Any calculation of loss that he and others come up with will need to be proved to BP. But a lot of deals in the oyster business are made through handshakes and long-term agreements. Kurtich keeps his business contacts from the past 40 years in a red address book held together with tape and a rubber band. His wife works at a small table, across from his daughter, who sits at a computer helping to track bookkeeping. It is not a corporate boardroom.
He has a small insurance policy for about $300 a year that covers his oyster beds, which he says is similar to crop insurance for farmers. He bought it this spring before the spill.
The son of a Croatian farmer, Kurtich came in the 1960s to this town of 3,100 named for the sulfur that used to be processed and transported from here. A close-knit community of about 1,500 Croatians lives in the surrounding area of Plaquemines Parish. Some of them are third- and fourth-generation oystermen.
Kurtich’s success story has been one of hard work and steady growth: He started at his cousin’s grocery store as a bag boy. On the weekends, he’d hustle, making $15 a day in tips. He eventually bought two businesses from his wife’s uncle: a convenience store and an oyster shucking house. He also began acquiring leases for oyster beds. He made deals with a network of about 40 captains who sold him their oysters, which he’d then sell to wholesalers.
“I knew nothing about the business, but I knew how to use a pencil,” Kurtich said of when he started. “I just thought, ‘I’ll learn from there.’ ”
But the oil spill has essentially stopped his business. Kurtich’s sales hit $11 million last year, one of his best years ever. But he’s worried that the second half of this year — one that was forecast to have a particularly bountiful crop — could bring him half that. He went from buying and hauling about 40,000 sacks of oysters last June to 711 sacks last week. This week, he expects it to be zero.
“That’s just enough to make everybody mad at me,” he said.
‘Only getting worse’
The office phone rang. His daughter transferred the call from one of their buyers in Elizabeth City, Va.
“Are things getting better?” Kurtich said, repeating the buyer’s daily question. “No. How can things be getting better? Things are only getting worse.”
He had a tractor-trailer that was ready to be loaded and sent to Melbourne, Fla., but there hadn’t been enough oysters in the past few days to fill it. He later sent it three-quarters full.
His wife, Joyce, whose grandfather came from Croatia and started in the seafood business in southern Louisiana, sighed as she flipped through paperwork.
“Usually our phones are ringing off the hook,” she said. “Now they’re dead. Our customers aren’t calling because they know we’re shut down.”
Another call came in and his daughter yelled.
“You want to talk to Rufus Jr.?” she asked.
From his desk, Kurtich shouted back, “No. Tell him oysters are running out.”

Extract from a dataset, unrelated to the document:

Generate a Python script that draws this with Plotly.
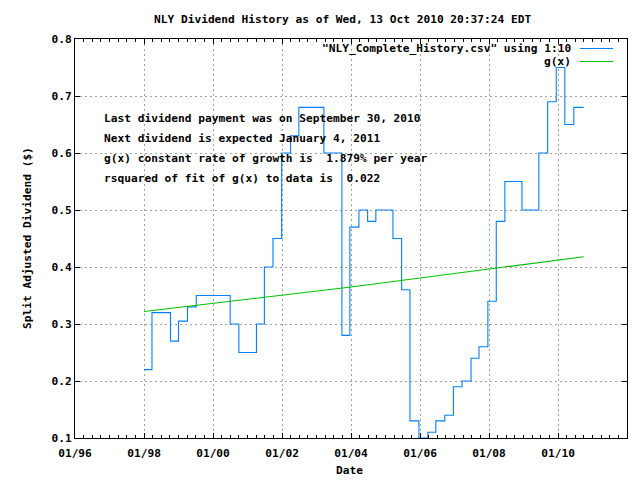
import plotly.graph_objects as go

# dividend history, steps (value holds until next date)
div_dates = [
    "1998-01-01", "1998-03-26", "1998-10-08", "1999-01-01", "1999-04-06",
    "1999-07-08", "2000-07-01", "2000-10-01", "2001-04-05", "2001-06-28",
    "2001-09-27", "2001-12-28", "2002-04-01", "2002-06-28", "2003-03-20",
    "2003-09-27", "2003-12-20", "2004-03-25", "2004-06-25", "2004-09-20",
    "2005-03-20", "2005-06-20", "2005-09-16", "2005-12-20", "2006-03-25",
    "2006-06-17", "2006-09-20", "2006-12-20", "2007-03-22", "2007-06-25",
    "2007-09-17", "2007-12-20", "2008-03-18", "2008-06-17", "2008-12-15",
    "2009-06-12", "2009-09-13", "2009-12-13", "2010-03-14", "2010-06-17",
    "2010-09-30",
]
div_values = [
    0.22, 0.32, 0.27, 0.305, 0.33,
    0.35, 0.30, 0.25, 0.30, 0.40,
    0.45, 0.60, 0.63, 0.68, 0.60,
    0.28, 0.47, 0.50, 0.48, 0.50,
    0.45, 0.36, 0.13, 0.10, 0.11,
    0.13, 0.14, 0.19, 0.20, 0.24,
    0.26, 0.34, 0.48, 0.55, 0.50,
    0.60, 0.69, 0.75, 0.65, 0.68,
    0.68,
]

# fitted growth curve g(x)
fit_dates = ["1998-01-01", "2004-01-01", "2010-09-30"]
fit_values = [0.322, 0.365, 0.418]

title_txt = "NLY Dividend History as of Wed, 13 Oct 2010 20:37:24 EDT"
legend_names = ['"NLY_Complete_History.csv" using 1:10', "g(x)"]
notes = [
    "Last dividend payment was on September 30, 2010",
    "Next dividend is expected January 4, 2011",
    "g(x) constant rate of growth is  1.879% per year",
    "rsquared of fit of g(x) to data is  0.022",
]

mono = "DejaVu Sans Mono"
fsize = 11.2
blue = "rgb(0,128,255)"
green = "rgb(0,192,0)"
gridgray = "rgb(160,160,160)"


def tfont():
    return dict(family=mono, size=fsize, color="black", weight="bold")


fig = go.Figure()
fig.add_trace(go.Scatter(
    x=div_dates, y=div_values, mode="lines", line_shape="hv",
    line=dict(color=blue, width=1.1), name=legend_names[0], showlegend=False
))
fig.add_trace(go.Scatter(
    x=fit_dates, y=fit_values, mode="lines",
    line=dict(color=green, width=1.1), name=legend_names[1], showlegend=False
))

L, R, T, B = 75, 13, 39, 42
W, H = 640, 480
pw, ph = W - L - R, H - T - B


def px(x):
    return (x - L) / pw


def py(y):
    return (H - B - y) / ph


def note(text, x, y, xanchor="center", **kw):
    return dict(text=text, x=px(x), y=py(y), xref="paper", yref="paper",
                xanchor=xanchor, yanchor="middle", showarrow=False,
                font=tfont(), **kw)


annots = [note(title_txt, 342, 19)]
for i, t in enumerate(notes):
    annots.append(note(t, 102, 118 + 20 * i, xanchor="left"))
shapes = []
for i, (nm, col) in enumerate(zip(legend_names, [blue, green])):
    yy = 48.5 + 13 * i
    annots.append(note(nm, 573, yy, xanchor="right"))
    shapes.append(dict(type="line", xref="paper", yref="paper",
                       x0=px(580), x1=px(613), y0=py(yy), y1=py(yy),
                       line=dict(color=col, width=1.1)))
annots.append(note("Split Adjusted Dividend ($)", 27, 238, textangle=-90))
annots.append(note("Date", 349, 470))

fig.update_layout(
    width=W, height=H,
    margin=dict(l=L, r=R, t=T, b=B),
    paper_bgcolor="white", plot_bgcolor="white",
    font=tfont(),
    annotations=annots, shapes=shapes,
    showlegend=False,
)
fig.update_xaxes(
    type="date", range=["1996-01-01", "2012-01-01"],
    dtick="M24", tick0="1996-01-01", tickformat="%m/%y",
    showline=True, linecolor="black", linewidth=1, mirror="allticks",
    ticks="inside", ticklen=5, tickcolor="black", ticklabelstandoff=5,
    showgrid=True, gridcolor=gridgray, griddash="2px,3px", gridwidth=1,
    minor=dict(dtick="M3", ticks="inside", ticklen=3, tickcolor="black", showgrid=False),
    layer="above traces", zeroline=False,
    tickfont=tfont(),
)
fig.update_yaxes(
    range=[0.1, 0.8], dtick=0.1, tickformat=".1f",
    showline=True, linecolor="black", linewidth=1, mirror="allticks",
    ticks="inside", ticklen=5, tickcolor="black",
    showgrid=True, gridcolor=gridgray, griddash="2px,3px", gridwidth=1,
    layer="above traces", zeroline=False,
    tickfont=tfont(),
)

fig.write_html("out.html", config={"displayModeBar": False},
               post_script="document.body.style.margin='0';")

Unlike shrimpers and crabbers who can move to other areas, oystermen are locked in where they lease oyster beds. Some are worried that to show loss of livelihood, they’ll have to hire divers and biologists to prove damage to their oyster crop or get involved with lawyers who will take a portion of any settlement.
An avid Saints football fan, Kurtich has deeper pockets than most in the business and has been a go-to man for loans to other oystermen.
He can’t put aside his skepticism when he hears about the BP funds, which the company and the administration say could be far more.
“Who’s going to get it?” he asked. “Is it going to be given out in a fair way or not? It sounds good, but you don’t know.”
“In Valdez, it took years to solve,” he said, referring to the drawn-out litigious process that followed the Exxon Valdez disaster.
“People died before they were even getting 5 or 10 percent of what they lost.”